The National Guard expects the unit to work collaboratively with academia as well as the public and private sector for training and knowledge-sharing. The cyber protection team could also play a role in the event of a crippling cyber attack in the state or region.

According to Maj. Gen. Don Dunbar, Wisconsin’s adjutant general and the governor’s homeland security advisor, the National Guard is uniquely equipped to fulfill the nation’s cyber protection team mission compared to other components of the military.

“One of the greatest strengths of our National Guard is its ability to pair the knowledge, skills and experience our Soldiers have gained in the civilian world with the robust training they receive in the military,” he said. “I expect we will draw on the strengths and experiences already present in our force as we build this capability.”

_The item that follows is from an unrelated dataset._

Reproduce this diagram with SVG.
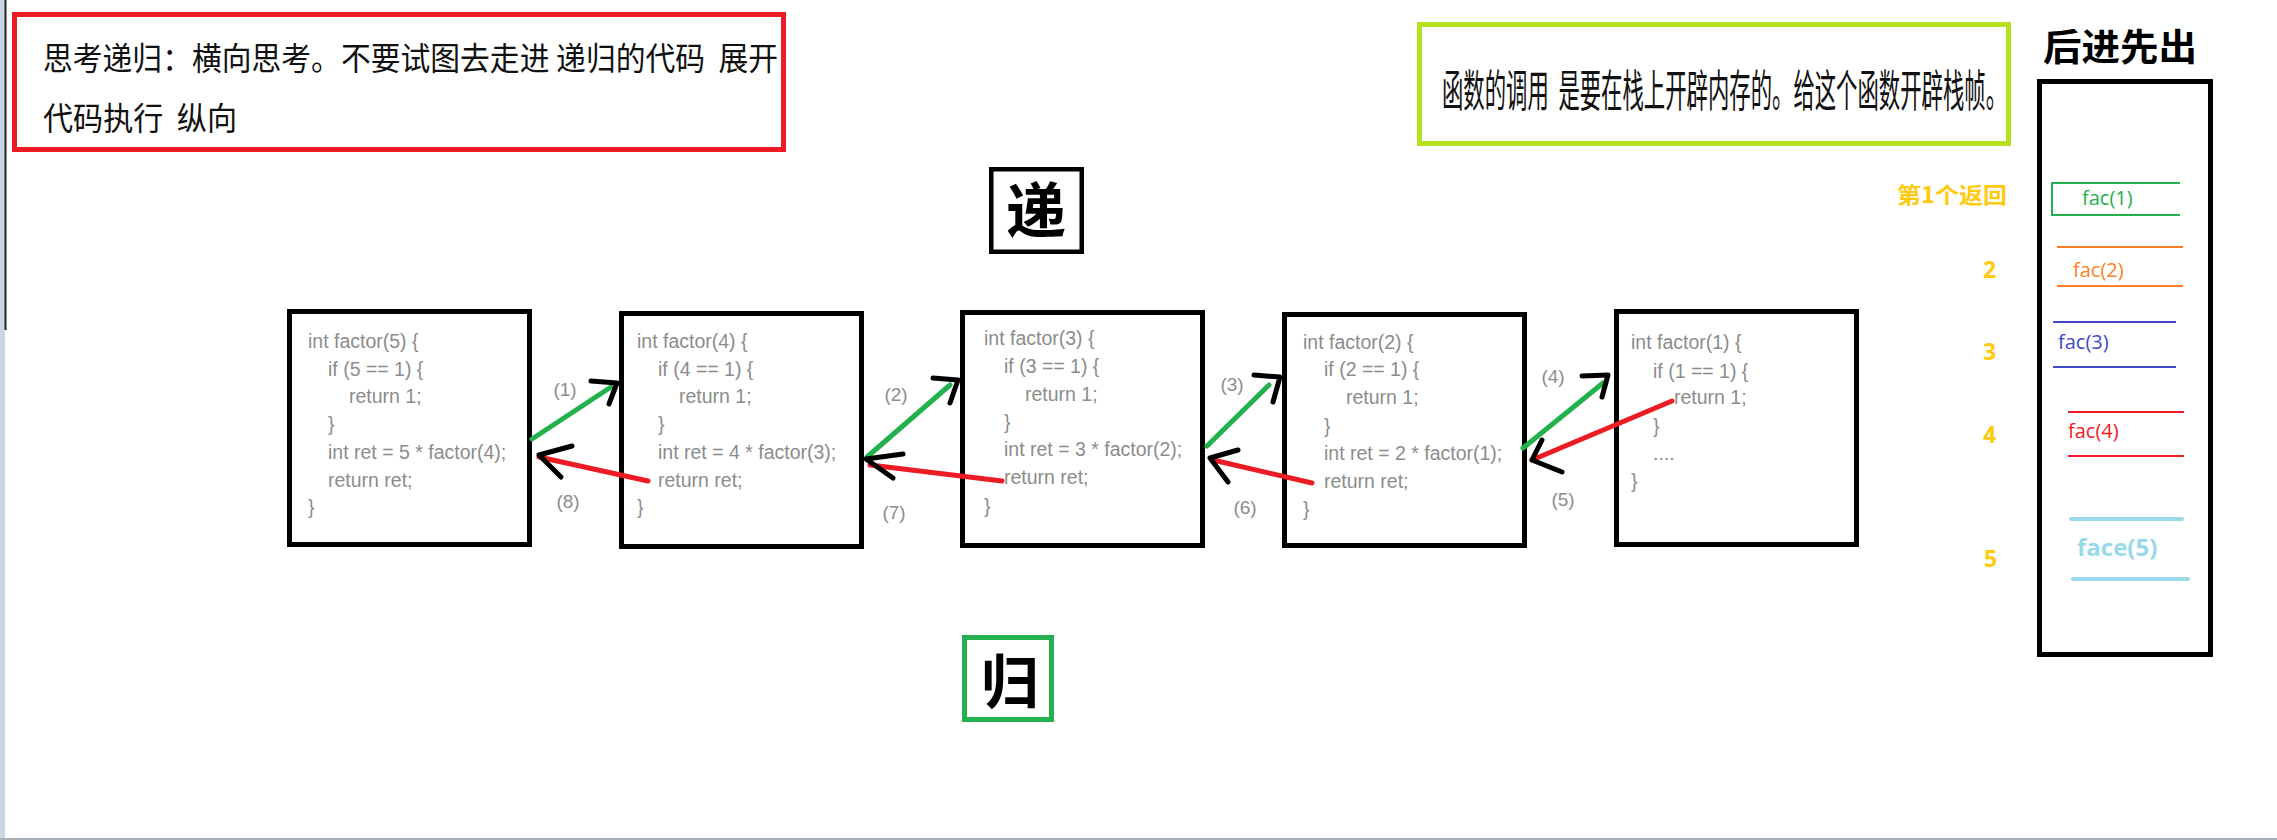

Lt. Col. Jeffrey Alston, the chief of the Wisconsin National Guard’s joint information technology directorate, agreed.

“I believe this is an extension of what makes the Guard strong, and that’s our civilian skills and experiences,” he said. “Cyber in particular entails a lot of very advanced technological training that needs to be practiced and experienced to be effective. So we bring that to the cyber fight.”

Alston recalled serving with a Soldier who was an IT consultant for Microsoft at one point. Those are the sorts of Soldiers the cyber protection team will recruit, he said. His hope is that the team can work collaboratively with partners in industry, academia and with other government agencies to share knowledge, experience and lessons learned.

The stakes are high, Alston said. With each passing week, another report of hacktivism, data breaches, cyber crime, or identity theft surfaces. There are military applications as well, especially as the nation’s adversaries grow increasingly sophisticated with their cyber capabilities by the day. Cyber threats from foreign militaries or terrorist organizations could jeopardize critical infrastructure or the systems on which the military relies to execute its missions.

“(Information Technology) is everywhere in our lives,” Alston said. “We’re dependent on it, and threats are pervasive.”

Dunbar saw the establishment of a cyber defense team as the first step in synchronizing the state’s efforts to defend against the persistent cyber threat.

“Cyber defense hinges on good cyber hygiene, close partnerships with academic institutions, local governments and the private sector,” Dunbar added. “Synchronizing those efforts regionally will play a key role in increasing our overall cyber security.”

The Wisconsin National Guard plays a key role in the state’s overall cyber defense strategy. The organization already maintains a Computer Network Defense Team, which collaborates with other cyber security professionals across industries, and the Guard plays a pivotal role in Wisconsin’s recently released Cyber Disruption Response Strategy, which lays out a framework for identifying attacks, protecting systems, detecting threats, and responding and recovering from cyber disruptions. The formation of a cyber protection team means the National Guard will play an even greater role in protecting the state’s cyber infrastructure.

The National Guard announced plans to activate 13 additional cyber units spread across 23 states by the end of 2019 in addition to the seven teams announced Dec. 9. The effort is part of a broader Department of Defense effort to increase the military’s cyber defense assets.